Friday, April 22, 2016

National Poetry Month, day twenty-two

Wow, we're coming into the home stretch.

I wonder just what percentage of poetry can be accurately classified as "love poetry". I assume it's a pretty large percent, but who knows. It would be an impossible task to identify every love poem in the world, obviously, and there would be many that some would consider love poems and that some would not. But love is one of the great human themes, and it stands to reason that it would be also one of the great themes found in poetry. Just look at your local bookstore's poetry section, and depending on the size of the store, you will almost certainly see a good portion of the selection devoted to collections of love poems. (And yes, I own several myself.)

Here is one of my favorite love poems, written by the great National Poet of Scotland, Robert Burns. Burns is always a delight to read, with his use of Scottish dialect and his unerring sense of poetic rhythm.
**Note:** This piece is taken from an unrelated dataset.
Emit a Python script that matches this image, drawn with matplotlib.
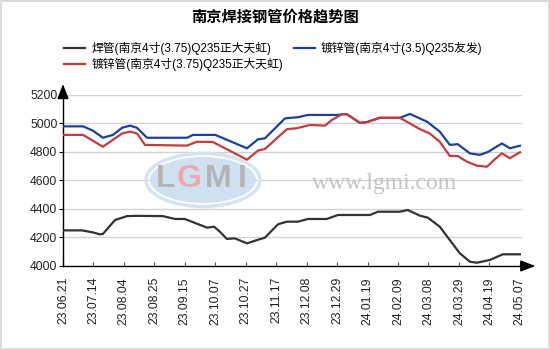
import matplotlib
matplotlib.use('Agg')
import matplotlib.pyplot as plt
import matplotlib.patches as patches
import numpy as np

plt.rcParams['font.family'] = ['Liberation Sans', 'Noto Sans CJK SC', 'DejaVu Sans']

# tick dates (equally spaced on the category axis)
dates = ['23.06.21', '23.07.14', '23.08.04', '23.08.25', '23.09.15', '23.10.07',
         '23.10.27', '23.11.17', '23.12.08', '23.12.29', '24.01.19', '24.02.09',
         '24.03.08', '24.03.29', '24.04.19', '24.05.07']

# positions are in units of tick intervals (0 = 23.06.21, 15 = 24.05.07)
weld_x = [0, 0.62, 1.0, 1.21, 1.31, 1.71, 2.10, 2.4, 3.28, 3.68, 4.0, 4.73, 4.96,
          5.15, 5.38, 5.64, 6.04, 6.37, 6.63, 7.06, 7.35, 7.71, 8.04, 8.66, 9.03,
          10.08, 10.34, 11.06, 11.32, 11.72, 11.98, 12.37, 12.70, 13.03, 13.36,
          13.59, 14.01, 14.44, 15.0]
weld_y = [4250, 4250, 4235, 4222, 4225, 4323, 4350, 4352, 4350, 4330, 4330, 4269, 4276,
          4241, 4190, 4194, 4159, 4182, 4199, 4293, 4311, 4311, 4330, 4330, 4358,
          4358, 4381, 4381, 4393, 4353, 4339, 4276, 4182, 4089, 4030,
          4023, 4042, 4082, 4082]

galv35_x = [0, 0.66, 0.98, 1.31, 1.64, 1.94, 2.20, 2.43, 2.76, 3.18, 4.07, 4.27, 5.0,
            6.04, 6.40, 6.63, 7.29, 7.71, 8.04, 9.03, 9.16, 9.32, 9.75, 9.98, 10.40,
            11.06, 11.39, 11.95, 12.37, 12.70, 12.96, 13.36, 13.69, 13.95, 14.41,
            14.67, 15.0]
galv35_y = [4980, 4980, 4950, 4900, 4920, 4970, 4985, 4970, 4900, 4900, 4900, 4920, 4920,
            4826, 4889, 4896, 5036, 5044, 5060, 5060, 5065, 5065, 5004, 5010, 5040,
            5040, 5067, 5013, 4943, 4850, 4855, 4790, 4780, 4800, 4860,
            4826, 4844]

galv375_x = [0, 0.66, 1.31, 1.94, 2.20, 2.43, 2.69, 3.18, 4.07, 4.40, 4.92, 6.04, 6.40,
             6.63, 7.35, 7.68, 8.11, 8.60, 8.83, 9.16, 9.32, 9.75, 9.98, 10.40, 11.06,
             11.72, 12.04, 12.37, 12.70, 12.96, 13.26, 13.59, 13.92, 14.18, 14.41,
             14.67, 15.0]
galv375_y = [4920, 4920, 4837, 4930, 4943, 4930, 4850, 4848, 4845, 4872, 4870, 4746, 4810,
             4821, 4960, 4967, 4990, 4985, 5025, 5065, 5065, 5004, 5010, 5040, 5040,
             4960, 4930, 4872, 4772, 4772, 4732, 4704, 4697, 4749, 4791,
             4756, 4798]

yticks = [4000, 4200, 4400, 4600, 4800, 5000, 5200]

fig = plt.figure(figsize=(5.5, 3.5), dpi=100)
fig.patch.set_facecolor('white')
fig.add_artist(patches.Rectangle((0.001, 0.002), 0.997, 0.995, transform=fig.transFigure,
                                 fill=False, edgecolor='#d4d4d4', linewidth=1.2))

ax = fig.add_axes([63 / 550, 84 / 350, 459 / 550, 171 / 350])
ax.set_xlim(0, 15.07)
ax.set_ylim(4000, 5200)

ax.set_yticks(yticks)
ax.yaxis.grid(True, color='#d2d2d2', linewidth=1)
ax.set_axisbelow(True)
ax.set_xticks(range(len(dates)))
ax.set_xticklabels(dates, rotation=90, fontsize=8.8, color='#222222')
ax.tick_params(axis='y', direction='out', length=3, pad=1, labelsize=8.8, labelcolor='#222222')
ax.tick_params(axis='x', direction='in', length=3, pad=8, color='#555555')

for s in ['top', 'right']:
    ax.spines[s].set_visible(False)
for s in ['left', 'bottom']:
    ax.spines[s].set_color('black')
    ax.spines[s].set_linewidth(1)

# axis arrows
ax.annotate('', xy=(1.035, 0), xycoords='axes fraction', xytext=(0.99, 0),
            arrowprops=dict(arrowstyle='-|>,head_length=0.9,head_width=0.35',
                            color='black', lw=1), annotation_clip=False)
ax.annotate('', xy=(0, 1.08), xycoords='axes fraction', xytext=(0, 0.98),
            arrowprops=dict(arrowstyle='-|>,head_length=0.9,head_width=0.35',
                            color='black', lw=1), annotation_clip=False)

# watermark
ell_out = patches.Ellipse((203 / 550, 1 - 180 / 350), 114 / 550, 53 / 350,
                          transform=fig.transFigure, facecolor='none',
                          edgecolor='#d6e4f2', linewidth=2.5, zorder=1.5)
ell = patches.Ellipse((203 / 550, 1 - 180 / 350), 106 / 550, 46 / 350,
                      transform=fig.transFigure, facecolor='#cfe0f1',
                      edgecolor='none', zorder=1.5)
fig.add_artist(ell_out)
fig.add_artist(ell)
logo = [('L', 166, '#b4b4b4'), ('G', 189, '#eaa9ab'), ('M', 218, '#b4b4b4'), ('I', 242, '#b4b4b4')]
for ch, px, col in logo:
    fig.text(px / 550, 1 - 179 / 350, ch, fontsize=23, fontweight='bold', color=col,
             ha='center', va='center', family='Liberation Sans')
fig.text(385 / 550, 1 - 183 / 350, 'www.lgmi.com', fontsize=17, color='#c4c4c4',
         ha='center', va='center', family='Liberation Serif')

l1, = ax.plot(weld_x, weld_y, color='#333333', lw=1.6, solid_joinstyle='round', zorder=3,
              label='焊管(南京4寸(3.75)Q235正大天虹)')
l3, = ax.plot(galv35_x, galv35_y, color='#1c4199', lw=1.6, solid_joinstyle='round', zorder=3,
              label='镀锌管(南京4寸(3.5)Q235友发)')
l2, = ax.plot(galv375_x, galv375_y, color='#c63b3d', lw=1.6, solid_joinstyle='round', zorder=4,
              label='镀锌管(南京4寸(3.75)Q235正大天虹)')

fig.legend(handles=[l1, l2, l3], ncol=2, loc='upper left',
           bbox_to_anchor=(64 / 550, 1 - 42 / 350), frameon=False, fontsize=8.5,
           handlelength=1.8, handletextpad=0.5, columnspacing=0.9,
           labelspacing=0.2, borderpad=0, borderaxespad=0)

fig.text(0.5, 1 - 17 / 350, '南京焊接钢管价格趋势图', ha='center', va='center',
         fontsize=11, fontweight='bold', family=['Noto Sans CJK SC'])

fig.savefig('out.png', dpi=100, facecolor='white')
The third stanza here amazes me each time I read this poem, because it suddenly elevates what seems, at first, like a fairly simple little rhyming love poem. "While the sands o' life shall run" is a gorgeous, gorgeous line, ripe with wonderful metaphor.

A Red, Red Rose
by Robert Burns

O my Luve is like a red, red rose
   That’s newly sprung in June;
O my Luve is like the melody
   That’s sweetly played in tune.

So fair art thou, my bonnie lass,
   So deep in luve am I;
And I will luve thee still, my dear,
   Till a’ the seas gang dry.

Till a’ the seas gang dry, my dear,
   And the rocks melt wi’ the sun;
I will love thee still, my dear,
   While the sands o’ life shall run.

And fare thee weel, my only luve!
   And fare thee weel awhile!
And I will come again, my luve,
   Though it were ten thousand mile.